Isolate every line in the data with the string "this" and copy it.

+++

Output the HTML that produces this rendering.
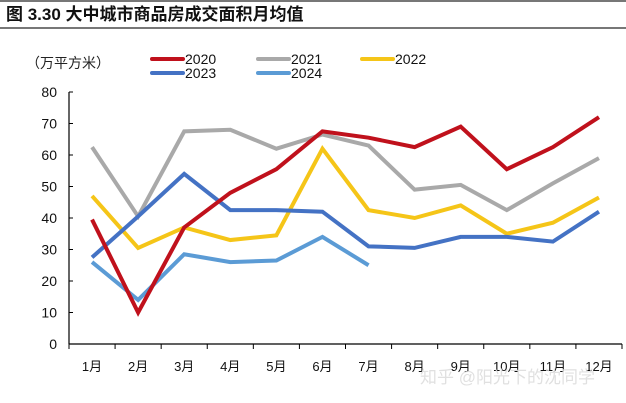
<!DOCTYPE html>
<html><head><meta charset="utf-8"><style>
body{margin:0;background:#fff;}
svg{display:block;font-family:"Liberation Sans","Noto Sans CJK SC",sans-serif;}
</style></head><body>
<svg width="626" height="403">
<line x1="0" y1="1" x2="626" y2="1" stroke="#777" stroke-width="2"/>
<text x="6" y="20" font-size="17" font-weight="bold" fill="#111">图 3.30 大中城市商品房成交面积月均值</text>
<line x1="0" y1="28" x2="626" y2="28" stroke="#777" stroke-width="2"/>
<text x="26" y="68" font-size="14" fill="#222">（万平方米）</text>
<g id="legend"></g>
<g id="axes"></g>
<g id="series"></g>
<text x="420" y="383" font-size="17" fill="#ddd" opacity="0.9">知乎 @阳光下的沈同学</text>
</svg>
<script>
const months=["1月","2月","3月","4月","5月","6月","7月","8月","9月","10月","11月","12月"];
const yTicks=[0,10,20,30,40,50,60,70,80];
const years=["2020","2021","2022","2023","2024"];
const colors=["#c0111c","#a9a9a9","#f5c518","#4472c4","#5b9bd5"];
const s2020=[39.5,10,37,48,55.5,67.5,65.5,62.5,69,55.5,62.5,72];
const s2021=[62.5,40.5,67.5,68,62,66.5,63,49,50.5,42.5,51,59];
const s2022=[47,30.5,37,33,34.5,62,42.5,40,44,35,38.5,46.5];
const s2023=[27.5,40.5,54,42.5,42.5,42,31,30.5,34,34,32.5,42];
const s2024=[26,14,28.5,26,26.5,34,25];
const NS="http://www.w3.org/2000/svg";
const x0=69,x1=622,y0=344,y1=92;
const step=(x1-x0)/12;
const xs=i=>x0+step*(i+0.5);
const ys=v=>y0-(v/80)*(y0-y1);
function mk(t,a,p){const e=document.createElementNS(NS,t);for(const k in a)e.setAttribute(k,a[k]);p.appendChild(e);return e;}
const ax=document.getElementById('axes');
let l=mk('line',{x1:x0,y1:y0,x2:x0,y2:y1,stroke:'#000','stroke-width':1.2},ax);


l=mk('line',{x1:x0,y1:y0,x2:x1,y2:y0,stroke:'#000','stroke-width':1.2},ax);


yTicks.forEach(v=>{
 mk('line',{x1:x0,y1:ys(v),x2:x0+4,y2:ys(v),stroke:'#000'},ax);
 const t=mk('text',{x:x0-12,y:ys(v)+5,'font-size':14,'text-anchor':'end',fill:'#111'},ax);t.textContent=v;
 
 
});
for(let i=0;i<=12;i++)mk('line',{x1:x0+step*i,y1:y0,x2:x0+step*i,y2:y0+5,stroke:'#000'},ax);
months.forEach((m,i)=>{
 const t=mk('text',{x:xs(i),y:y0+27,'font-size':13,'text-anchor':'middle',fill:'#111'},ax);t.textContent=m;
 
 
});
const data=[s2020,s2021,s2022,s2023,s2024];
const sg=document.getElementById('series');
[1,2,4,3,0].forEach(k=>{
 const p=mk('polyline',{points:data[k].map((v,i)=>xs(i)+','+ys(v)).join(' '),fill:'none',stroke:colors[k],'stroke-width':4,'stroke-linejoin':'miter'},sg);
 
 
});
const lg=document.getElementById('legend');
const lpos=[[152,59],[258,59],[362,59],[152,73],[258,73]];
years.forEach((y,k)=>{
 const [lx,ly]=lpos[k];
 const ln=mk('line',{x1:lx,y1:ly,x2:lx+31,y2:ly,stroke:colors[k],'stroke-width':4,'stroke-linecap':'round'},lg);
 
 
 const t=mk('text',{x:lx+33,y:ly+5,'font-size':14,fill:'#111'},lg);t.textContent=y;
 
 
});
</script>
</body></html>
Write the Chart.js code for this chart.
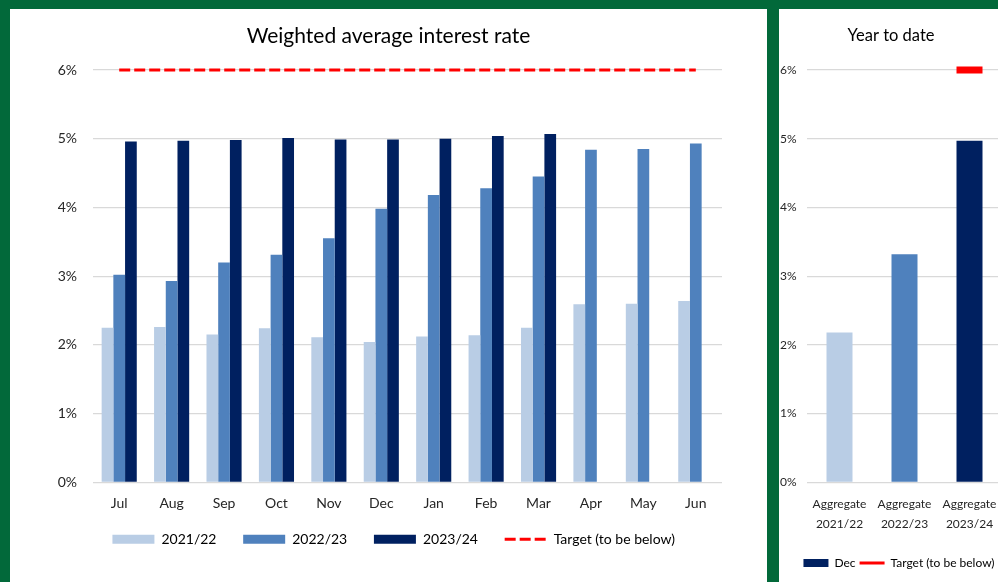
<!DOCTYPE html>
<html>
<head>
<meta charset="utf-8">
<script src="https://cdn.jsdelivr.net/npm/chart.js@4.4.1/dist/chart.umd.min.js"></script>
<style>
  html, body { margin: 0; padding: 0; }
  body { width: 998px; height: 582px; background: #02693a; position: relative; overflow: hidden; }
  .panel { position: absolute; top: 9px; height: 573px; background: #fff; }
  #main { left: 10px; width: 757px; }
  #ytd { left: 779px; width: 227px; }
</style>
</head>
<body>
<div class="panel" id="main"><canvas id="rateChart"></canvas></div>
<div class="panel" id="ytd"><canvas id="ytdChart"></canvas></div>
<script>
// monthly weighted average rate, % per financial year
const months = ['Jul', 'Aug', 'Sep', 'Oct', 'Nov', 'Dec', 'Jan', 'Feb', 'Mar', 'Apr', 'May', 'Jun'];
const rate2122 = [2.25, 2.26, 2.15, 2.24, 2.11, 2.04, 2.12, 2.14, 2.25, 2.59, 2.60, 2.64];
const rate2223 = [3.02, 2.93, 3.20, 3.31, 3.55, 3.98, 4.18, 4.28, 4.45, 4.84, 4.85, 4.93];
const rate2324 = [4.96, 4.97, 4.98, 5.01, 4.99, 4.99, 5.00, 5.04, 5.07, null, null, null];
const targetRate = [6, 6, 6, 6, 6, 6, 6, 6, 6, 6, 6, 6];
const yearLabels = ['2021/22', '2022/23', '2023/24'];

// year to date aggregates
const ytdCategories = [['Aggregate', '2021/22'], ['Aggregate', '2022/23'], ['Aggregate', '2023/24']];
const ytdRates = [2.18, 3.32, 4.97];
const ytdTarget = [null, null, 6];

const LIGHT = '#b9cde5';
const MID = '#4f81bd';
const NAVY = '#002060';
const RED = '#ff0000';
const GRID = '#d9d9d9';
const TEXT = '#262626';

// move title / legend after layout
const nudge = {
  id: 'nudge',
  afterLayout(chart, args, opts) {
    const lg = chart.legend, tb = chart.titleBlock;
    if (lg) {
      lg.left += opts.legendX || 0; lg.right += opts.legendX || 0;
      lg.top += opts.legendY || 0; lg.bottom += opts.legendY || 0;
    }
    if (tb && opts.titleX) { tb.left += opts.titleX; tb.right += opts.titleX; }
  }
};

const pct = v => v + '%';

// fixed axis sizes, no extra label padding on the sides
const fixHeight = h => s => { s.height = h; s.paddingLeft = 0; s.paddingRight = 0; };
const fixWidth = w => s => { s.width = w; };

new Chart(document.getElementById('rateChart'), {
  type: 'bar',
  data: {
    labels: months,
    datasets: [
      { label: yearLabels[0], data: rate2122, backgroundColor: LIGHT },
      { label: yearLabels[1], data: rate2223, backgroundColor: MID },
      { label: yearLabels[2], data: rate2324, backgroundColor: NAVY },
      {
        type: 'line', label: 'Target (to be below)', data: targetRate,
        borderColor: RED, borderWidth: 3, borderDash: [11, 4], pointRadius: 0, clip: false
      }
    ]
  },
  options: {
    responsive: true,
    maintainAspectRatio: false,
    animation: false,
    layout: { autoPadding: false, padding: { left: 0, right: 45, top: 0, bottom: 17 } },
    datasets: { bar: { categoryPercentage: 0.67, barPercentage: 1 } },
    plugins: {
      nudge: { titleX: 22.5, legendX: 27.7, legendY: -8.7 },
      tooltip: { enabled: false },
      title: {
        display: true,
        text: 'Weighted average interest rate',
        color: '#000',
        font: { family: 'Lato', size: 21, weight: 'normal' },
        padding: { top: 14.4, bottom: 21.4 }
      },
      legend: {
        position: 'bottom',
        labels: {
          usePointStyle: true,
          pointStyleWidth: 42,
          boxHeight: 9,
          padding: 26.7,
          color: TEXT,
          font: { family: 'Lato', size: 14 },
          generateLabels: chart => chart.data.datasets.map((ds, i) => ds.type === 'line'
            ? { text: ds.label, strokeStyle: ds.borderColor, fillStyle: 'rgba(0,0,0,0)', lineWidth: 3, lineDash: ds.borderDash, pointStyle: 'line', datasetIndex: i }
            : { text: ds.label, fillStyle: ds.backgroundColor, strokeStyle: ds.backgroundColor, lineWidth: 0, pointStyle: 'rect', datasetIndex: i })
        }
      }
    },
    scales: {
      x: {
        grid: { display: false, drawTicks: false },
        border: { display: false },
        ticks: { padding: 13, maxRotation: 0, color: TEXT, font: { family: 'Lato', size: 14 } },
        afterFit: fixHeight(32)
      },
      y: {
        min: 0,
        max: 6,
        grid: { color: GRID, lineWidth: 1.3, drawTicks: false },
        border: { display: false },
        ticks: { stepSize: 1, padding: 16, callback: pct, color: TEXT, font: { family: 'Lato', size: 14 } },
        afterFit: fixWidth(83)
      }
    }
  },
  plugins: [nudge]
});

new Chart(document.getElementById('ytdChart'), {
  type: 'bar',
  data: {
    labels: ytdCategories,
    datasets: [
      { label: 'Dec', data: ytdRates, backgroundColor: [LIGHT, MID, NAVY] },
      {
        type: 'line', label: 'Target (to be below)', data: ytdTarget, showLine: false,
        borderColor: RED, backgroundColor: RED, pointStyle: 'line', pointRadius: 13, pointBorderWidth: 7, clip: false
      }
    ]
  },
  options: {
    responsive: true,
    maintainAspectRatio: false,
    animation: false,
    layout: { autoPadding: false, padding: { left: 1, right: 4, top: 0, bottom: 3 } },
    datasets: { bar: { categoryPercentage: 0.4, barPercentage: 1 } },
    plugins: {
      nudge: { legendX: 8 },
      tooltip: { enabled: false },
      title: {
        display: true,
        text: 'Year to date',
        color: '#000',
        font: { family: 'Lato', size: 16.5, weight: 'normal' },
        padding: { top: 17.1, bottom: 24.1 }
      },
      legend: {
        position: 'bottom',
        labels: {
          usePointStyle: true,
          pointStyleWidth: 25,
          boxHeight: 8,
          padding: 4,
          color: TEXT,
          font: { family: 'Lato', size: 12 },
          generateLabels: () => [
            { text: 'Dec', fillStyle: NAVY, strokeStyle: NAVY, lineWidth: 0, pointStyle: 'rect', datasetIndex: 0 },
            { text: 'Target (to be below)', fillStyle: 'rgba(0,0,0,0)', strokeStyle: RED, lineWidth: 3, pointStyle: 'line', datasetIndex: 1 }
          ]
        }
      }
    },
    scales: {
      x: {
        grid: { display: false, drawTicks: false },
        border: { display: false },
        ticks: { padding: 11.7, maxRotation: 0, minRotation: 0, autoSkip: false, color: TEXT, font: { family: 'Lato', size: 12, lineHeight: 1.667 } },
        afterFit: fixHeight(70.7)
      },
      y: {
        min: 0,
        max: 6,
        grid: { color: GRID, lineWidth: 1.3, drawTicks: false },
        border: { display: false },
        ticks: { stepSize: 1, crossAlign: 'far', callback: pct, color: TEXT, font: { family: 'Lato', size: 12 } },
        afterFit: fixWidth(27)
      }
    }
  },
  plugins: [nudge]
});
</script>
</body>
</html>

+++

◆ **Written reply**:
Output the HTML that produces this rendering.
Write the Chart.js code for this chart.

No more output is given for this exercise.